━━━ Supplied records
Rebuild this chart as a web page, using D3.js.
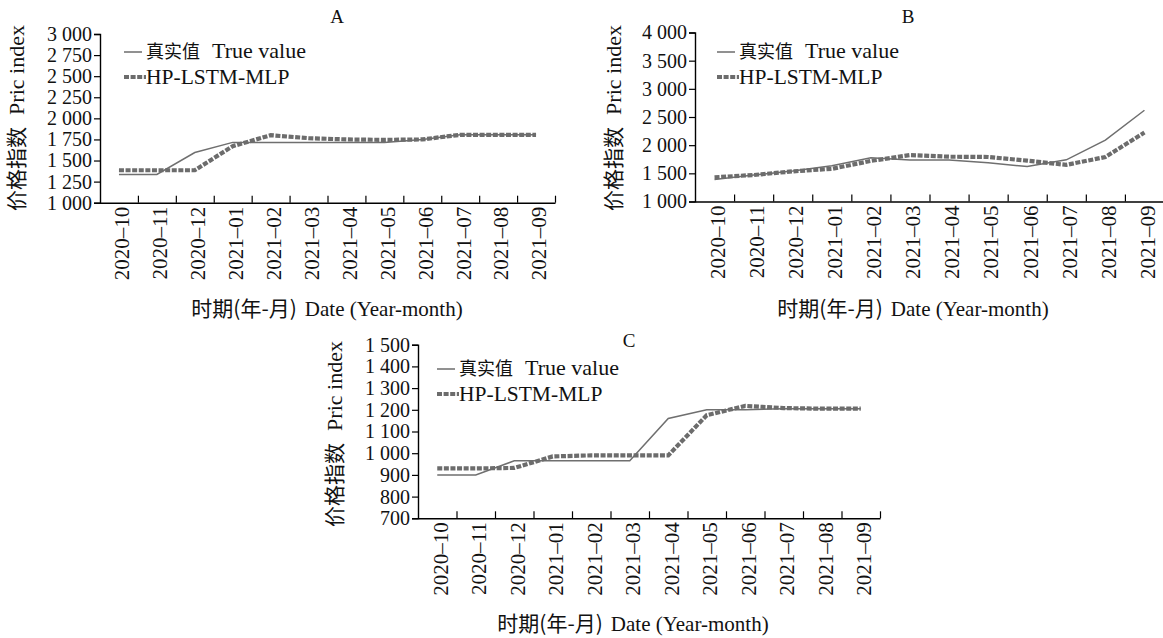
<!DOCTYPE html>
<html><head><meta charset="utf-8">
<script src="https://cdn.jsdelivr.net/npm/d3@7"></script>
<style>
html,body{margin:0;padding:0;background:#fff;}
svg text{font-family:"Liberation Serif","Noto Sans CJK SC",serif;fill:#111;}
</style></head>
<body><svg id="c" width="1163" height="638"></svg>
<script>
const months = ["2020–10","2020–11","2020–12","2021–01","2021–02","2021–03","2021–04","2021–05","2021–06","2021–07","2021–08","2021–09"];
const trueA = [1335,1335,1595,1715,1715,1715,1715,1715,1750,1805,1805,1805];
const predA = [1385,1385,1385,1670,1800,1765,1750,1745,1750,1805,1805,1805];
const trueB = [1390,1470,1540,1635,1775,1735,1735,1690,1620,1740,2090,2620];
const predB = [1430,1470,1535,1580,1720,1825,1795,1790,1725,1650,1790,2225];
const trueC = [900,900,965,965,965,965,1160,1200,1200,1205,1205,1205];
const predC = [930,930,932,985,990,990,990,1175,1218,1208,1205,1205];
const ticksA = [1000,1250,1500,1750,2000,2250,2500,2750,3000];
const ticksB = [1000,1500,2000,2500,3000,3500,4000];
const ticksC = [700,800,900,1000,1100,1200,1300,1400,1500];
const legendTrueCN = "真实值", legendTrueEN = "True value", legendPred = "HP-LSTM-MLP";
const yTitleCN = "价格指数", yTitleEN = "Pric index";
const xTitleCN = "时期(年-月)", xTitleEN = "Date (Year-month)";

const svg = d3.select("#c");
const fmt = d3.formatLocale({decimal:".",thousands:"\u2009",grouping:[3],currency:["",""]}).format(",");
const fmtTick = v => v >= 1000 ? fmt(v).replace("\u2009"," ") : String(v);

const panels = [
  {name:"A", t:trueA, p:predA, ticks:ticksA, x0:100, x1:555, yb:202.7, yt:34, dom:[1000,3000],
   title:[337,23], ytitle:[24,118], xtitle:[327,316], leg:[124,52]},
  {name:"B", t:trueB, p:predB, ticks:ticksB, x0:695, x1:1164, yb:201.5, yt:32.5, dom:[1000,4000],
   title:[908,23], ytitle:[621,118], xtitle:[913,316], leg:[717,52]},
  {name:"C", t:trueC, p:predC, ticks:ticksC, x0:418, x1:880, yb:518.3, yt:344.7, dom:[700,1500],
   title:[629,347], ytitle:[342,434], xtitle:[633,631], leg:[437,369]}
];

panels.forEach(P => {
  const g = svg.append("g");
  const x = d3.scaleBand().domain(months).range([P.x0, P.x1]).padding(0);
  const xb = d3.scaleLinear().domain([0, months.length]).range([P.x0, P.x1]);
  const y = d3.scaleLinear().domain(P.dom).range([P.yb, P.yt]);

  const ya = g.append("g").attr("transform",`translate(${P.x0},0)`)
    .call(d3.axisLeft(y).tickValues(P.ticks).tickFormat(fmtTick).tickSize(6).tickPadding(2));
  ya.select(".domain").attr("stroke","#000").attr("stroke-width",1.4);
  ya.selectAll(".tick line").attr("stroke","#000").attr("stroke-width",1.2);
  ya.selectAll(".tick text").style("font-size","20px").attr("fill","#111");

  const xa = g.append("g").attr("transform",`translate(0,${P.yb})`)
    .call(d3.axisBottom(xb).tickValues(d3.range(1, months.length+1)).tickFormat("").tickSizeInner(-7).tickSizeOuter(0));
  xa.select(".domain").attr("stroke","#000").attr("stroke-width",1.4);
  xa.selectAll(".tick line").attr("stroke","#000").attr("stroke-width",1.2);

  const xl = g.append("g").attr("transform",`translate(0,${P.yb})`)
    .call(d3.axisBottom(x).tickSize(0).tickPadding(0));
  xl.select(".domain").remove();
  xl.selectAll(".tick text")
    .attr("transform","translate(3,4) rotate(-90)")
    .attr("text-anchor","end").attr("dy","0.35em").attr("x",0).attr("y",0)
    .style("font-size","21px").attr("fill","#111");

  const line = d3.line().x((d,i)=>x(months[i]) + x.bandwidth()/2).y(d=>y(d));
  g.append("path").datum(P.t).attr("d",line).attr("fill","none")
    .attr("stroke","#6f6f6f").attr("stroke-width",1.5);
  g.append("path").datum(P.p).attr("d",line).attr("fill","none")
    .attr("stroke","#6c6c6c").attr("stroke-width",4.2).attr("stroke-dasharray","5,1.6");

  const [lx, ly] = P.leg;
  g.append("line").attr("x1",lx).attr("x2",lx+18).attr("y1",ly).attr("y2",ly)
    .attr("stroke","#555").attr("stroke-width",1.3);
  g.append("text").attr("x",lx+22).attr("y",ly+6).text(legendTrueCN)
    .style("font-size","18px").style("font-family","'Noto Sans CJK SC'");
  g.append("text").attr("x",lx+88).attr("y",ly+6).text(legendTrueEN).style("font-size","22px");
  g.append("line").attr("x1",lx).attr("x2",lx+22).attr("y1",ly+25).attr("y2",ly+25)
    .attr("stroke","#6c6c6c").attr("stroke-width",4.2).attr("stroke-dasharray","5,1.6");
  g.append("text").attr("x",lx+22).attr("y",ly+32).text(legendPred).style("font-size","21.5px");

  g.append("text").attr("x",P.title[0]).attr("y",P.title[1]).attr("text-anchor","middle")
    .style("font-size","19px").text(P.name);

  const yt = g.append("text").attr("transform",`translate(${P.ytitle[0]},${P.ytitle[1]}) rotate(-90)`)
    .attr("text-anchor","middle");
  yt.append("tspan").text(yTitleCN).style("font-size","21px").style("font-family","'Noto Sans CJK SC'");
  yt.append("tspan").text(yTitleEN).style("font-size","22px").attr("dx",12);

  const xt = g.append("text").attr("x",P.xtitle[0]).attr("y",P.xtitle[1]).attr("text-anchor","middle");
  xt.append("tspan").text(xTitleCN).style("font-size","21px").style("font-family","'Noto Sans CJK SC'");
  xt.append("tspan").text(xTitleEN).style("font-size","21px").attr("dx",8);
});
</script></body></html>
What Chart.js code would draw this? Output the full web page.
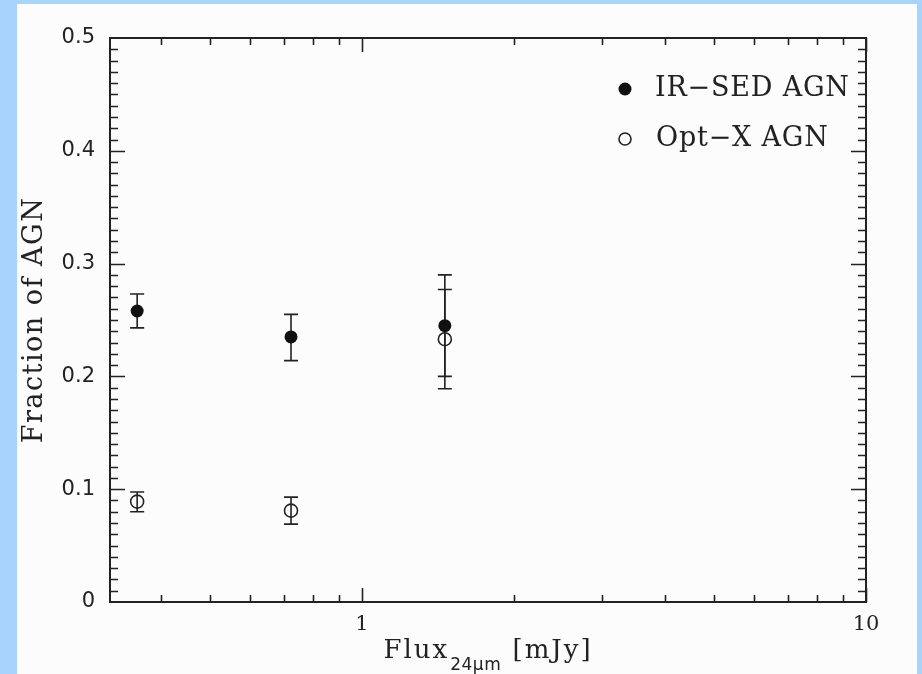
<!DOCTYPE html>
<html><head><meta charset="utf-8">
<script src="https://cdn.jsdelivr.net/npm/chart.js@4"></script>
<style>
html,body{margin:0;padding:0;background:#a8d4fc;width:922px;height:674px;overflow:hidden}
#wrap{position:absolute;left:17px;top:4px;width:900px;height:670px;background:#fcfcfc}
canvas{display:block}
</style></head><body>
<div id="wrap"><canvas id="c" width="900" height="670"></canvas></div>
<script>
// ---- data ----
const fluxBins = [0.358, 0.723, 1.46];
const irSedFraction = [0.258, 0.235, 0.245];
const irSedLow = [0.243, 0.214, 0.200];
const irSedHigh = [0.273, 0.255, 0.290];
const optXFraction = [0.089, 0.081, 0.233];
const optXLow = [0.080, 0.069, 0.189];
const optXHigh = [0.0975, 0.093, 0.277];
const xTickValues = [1, 10];
const xMinorTicks = [0.4, 0.5, 0.6, 0.7, 0.8, 0.9, 2, 3, 4, 5, 6, 7, 8, 9];
const yTickValues = [0, 0.1, 0.2, 0.3, 0.4, 0.5];
const legendLabels = ['IR\u2212SED AGN', 'Opt\u2212X AGN'];
const yTitle = 'Fraction of AGN';
const xTitleMain = 'Flux', xTitleSub = '24\u03bcm', xTitleUnit = ' [mJy]';
const xMin = Math.pow(10, -0.5), xMax = 10;

const INK = '#222';
const SERIF = '"DejaVu Serif", serif';

const errorBars = {
  id: 'errorBars',
  beforeDatasetsDraw(chart) {
    const {ctx, scales: {x, y}} = chart;
    const sets = [[irSedLow, irSedHigh], [optXLow, optXHigh]];
    ctx.save();
    ctx.strokeStyle = INK; ctx.lineWidth = 1.6;
    sets.forEach(([lo, hi]) => {
      fluxBins.forEach((f, i) => {
        const px = x.getPixelForValue(f);
        const p1 = y.getPixelForValue(lo[i]), p2 = y.getPixelForValue(hi[i]);
        ctx.beginPath();
        ctx.moveTo(px, p1); ctx.lineTo(px, p2);
        ctx.moveTo(px - 7, p1); ctx.lineTo(px + 7, p1);
        ctx.moveTo(px - 7, p2); ctx.lineTo(px + 7, p2);
        ctx.stroke();
      });
    });
    ctx.restore();
  }
};

const frame = {
  id: 'frame',
  afterDraw(chart) {
    const {ctx, chartArea: a, scales: {x, y}} = chart;
    ctx.save();
    ctx.strokeStyle = INK; ctx.lineWidth = 1.6;
    ctx.beginPath();
    for (let k = 1; k < 50; k++) {
      const v = k / 100;
      const py = Math.round(y.getPixelForValue(v)) + 0.5;
      const len = (k % 10 === 0) ? 15 : 8;
      ctx.moveTo(a.left, py); ctx.lineTo(a.left + len, py);
      ctx.moveTo(a.right, py); ctx.lineTo(a.right - len, py);
    }
    xMinorTicks.forEach(v => {
      const px = Math.round(x.getPixelForValue(v)) + 0.5;
      ctx.moveTo(px, a.bottom); ctx.lineTo(px, a.bottom - 7);
      ctx.moveTo(px, a.top); ctx.lineTo(px, a.top + 7);
    });
    xTickValues.forEach(v => {
      const px = Math.round(x.getPixelForValue(v)) + 0.5;
      ctx.moveTo(px, a.bottom); ctx.lineTo(px, a.bottom - 14);
      ctx.moveTo(px, a.top); ctx.lineTo(px, a.top + 14);
    });
    ctx.stroke();
    ctx.lineWidth = 2;
    ctx.strokeRect(a.left, a.top, a.right - a.left, a.bottom - a.top);
    ctx.restore();

    // y title
    ctx.save();
    ctx.fillStyle = '#222';
    ctx.font = '27px ' + SERIF;
    if ('letterSpacing' in ctx) ctx.letterSpacing = '1.5px';
    ctx.textAlign = 'center'; ctx.textBaseline = 'middle';
    ctx.translate(18, (a.top + a.bottom) / 2);
    ctx.rotate(-Math.PI / 2);
    ctx.fillText(yTitle, 0, 0);
    ctx.restore();

    // x title with subscript
    ctx.save();
    ctx.fillStyle = '#222';
    ctx.textBaseline = 'alphabetic'; ctx.textAlign = 'left';
    const mainFont = '26px ' + SERIF, subFont = '17px "DejaVu Sans", sans-serif';
    if ('letterSpacing' in ctx) ctx.letterSpacing = '2px';
    ctx.font = mainFont;
    const w1 = ctx.measureText(xTitleMain).width;
    const w3 = ctx.measureText(xTitleUnit).width;
    if ('letterSpacing' in ctx) ctx.letterSpacing = '0.5px';
    ctx.font = subFont; const w2 = ctx.measureText(xTitleSub).width;
    const total = w1 + w2 + w3 + 2;
    const sx = (a.left + a.right) / 2 - total / 2;
    const base = 654;
    if ('letterSpacing' in ctx) ctx.letterSpacing = '2px';
    ctx.font = mainFont; ctx.fillText(xTitleMain, sx, base);
    ctx.font = mainFont; ctx.fillText(xTitleUnit, sx + w1 + w2 + 2, base);
    if ('letterSpacing' in ctx) ctx.letterSpacing = '0.5px';
    ctx.font = subFont; ctx.fillText(xTitleSub, sx + w1 + 1, base + 12);
    ctx.restore();

    // legend
    ctx.save();
    ctx.fillStyle = '#111'; ctx.strokeStyle = INK; ctx.lineWidth = 1.6;
    ctx.beginPath(); ctx.arc(608, 85, 6.5, 0, 2 * Math.PI); ctx.fill();
    ctx.beginPath(); ctx.arc(608, 135, 6, 0, 2 * Math.PI); ctx.stroke();
    ctx.font = '27px ' + SERIF;
    if ('letterSpacing' in ctx) ctx.letterSpacing = '0.8px';
    ctx.textAlign = 'left'; ctx.textBaseline = 'middle';
    ctx.fillStyle = '#222';
    ctx.fillText(legendLabels[0], 638, 85);
    ctx.fillText(legendLabels[1], 639, 135);
    ctx.restore();
  }
};

new Chart(document.getElementById('c'), {
  type: 'scatter',
  data: {
    datasets: [
      { label: legendLabels[0], data: fluxBins.map((f, i) => ({x: f, y: irSedFraction[i]})),
        pointRadius: 6.5, pointHoverRadius: 6.5, backgroundColor: '#111', borderColor: '#111', borderWidth: 0 },
      { label: legendLabels[1], data: fluxBins.map((f, i) => ({x: f, y: optXFraction[i]})),
        pointRadius: 6.5, pointHoverRadius: 6.5, backgroundColor: 'rgba(0,0,0,0)', borderColor: INK, borderWidth: 1.6 }
    ]
  },
  options: {
    responsive: false, animation: false, devicePixelRatio: 1,
    layout: { padding: { left: 0, top: 34, right: 51, bottom: 0 } },
    plugins: { legend: { display: false }, tooltip: { enabled: false } },
    scales: {
      x: {
        type: 'logarithmic', min: xMin, max: xMax, bounds: 'data',
        grid: { display: false, drawTicks: false }, border: { display: false },
        afterBuildTicks: s => { s.ticks = xTickValues.map(v => ({value: v})); s.min = xMin; s.max = xMax; },
        afterFit: s => { s.height = 72; },
        ticks: { padding: 10, color: '#222', font: { family: '"DejaVu Serif", serif', size: 21 },
          maxRotation: 0, autoSkip: false, callback: v => String(v) }
      },
      y: {
        min: 0, max: 0.5,
        grid: { display: false, drawTicks: false }, border: { display: false },
        afterBuildTicks: s => { s.ticks = yTickValues.map(v => ({value: v})); },
        afterFit: s => { s.width = 93; },
        ticks: { padding: 15, color: '#222', font: { family: '"DejaVu Sans", sans-serif', size: 21 },
          callback: v => v === 0 ? '0' : Number(v).toFixed(1) }
      }
    }
  },
  plugins: [errorBars, frame]
});
</script>
</body></html>
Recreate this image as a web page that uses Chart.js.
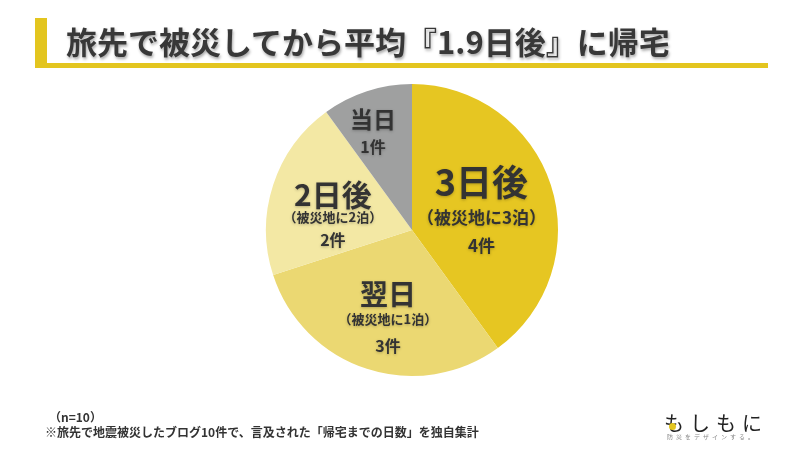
━━━━━━
=== Problem to solve ===
With all pictures left out, please transcribe exactly the lines from the start of the material through the line with "const y = d3.scaleLinear().domain(P.dom).range([P.yb, P.yt]);".

=== The reply ===
Rebuild this chart as a web page, using D3.js.
<!DOCTYPE html>
<html><head><meta charset="utf-8">
<script src="https://cdn.jsdelivr.net/npm/d3@7"></script>
<style>
html,body{margin:0;padding:0;background:#fff;}
svg text{font-family:"Liberation Serif","Noto Sans CJK SC",serif;fill:#111;}
</style></head>
<body><svg id="c" width="1163" height="638"></svg>
<script>
const months = ["2020–10","2020–11","2020–12","2021–01","2021–02","2021–03","2021–04","2021–05","2021–06","2021–07","2021–08","2021–09"];
const trueA = [1335,1335,1595,1715,1715,1715,1715,1715,1750,1805,1805,1805];
const predA = [1385,1385,1385,1670,1800,1765,1750,1745,1750,1805,1805,1805];
const trueB = [1390,1470,1540,1635,1775,1735,1735,1690,1620,1740,2090,2620];
const predB = [1430,1470,1535,1580,1720,1825,1795,1790,1725,1650,1790,2225];
const trueC = [900,900,965,965,965,965,1160,1200,1200,1205,1205,1205];
const predC = [930,930,932,985,990,990,990,1175,1218,1208,1205,1205];
const ticksA = [1000,1250,1500,1750,2000,2250,2500,2750,3000];
const ticksB = [1000,1500,2000,2500,3000,3500,4000];
const ticksC = [700,800,900,1000,1100,1200,1300,1400,1500];
const legendTrueCN = "真实值", legendTrueEN = "True value", legendPred = "HP-LSTM-MLP";
const yTitleCN = "价格指数", yTitleEN = "Pric index";
const xTitleCN = "时期(年-月)", xTitleEN = "Date (Year-month)";

const svg = d3.select("#c");
const fmt = d3.formatLocale({decimal:".",thousands:"\u2009",grouping:[3],currency:["",""]}).format(",");
const fmtTick = v => v >= 1000 ? fmt(v).replace("\u2009"," ") : String(v);

const panels = [
  {name:"A", t:trueA, p:predA, ticks:ticksA, x0:100, x1:555, yb:202.7, yt:34, dom:[1000,3000],
   title:[337,23], ytitle:[24,118], xtitle:[327,316], leg:[124,52]},
  {name:"B", t:trueB, p:predB, ticks:ticksB, x0:695, x1:1164, yb:201.5, yt:32.5, dom:[1000,4000],
   title:[908,23], ytitle:[621,118], xtitle:[913,316], leg:[717,52]},
  {name:"C", t:trueC, p:predC, ticks:ticksC, x0:418, x1:880, yb:518.3, yt:344.7, dom:[700,1500],
   title:[629,347], ytitle:[342,434], xtitle:[633,631], leg:[437,369]}
];

panels.forEach(P => {
  const g = svg.append("g");
  const x = d3.scaleBand().domain(months).range([P.x0, P.x1]).padding(0);
  const xb = d3.scaleLinear().domain([0, months.length]).range([P.x0, P.x1]);
  const y = d3.scaleLinear().domain(P.dom).range([P.yb, P.yt]);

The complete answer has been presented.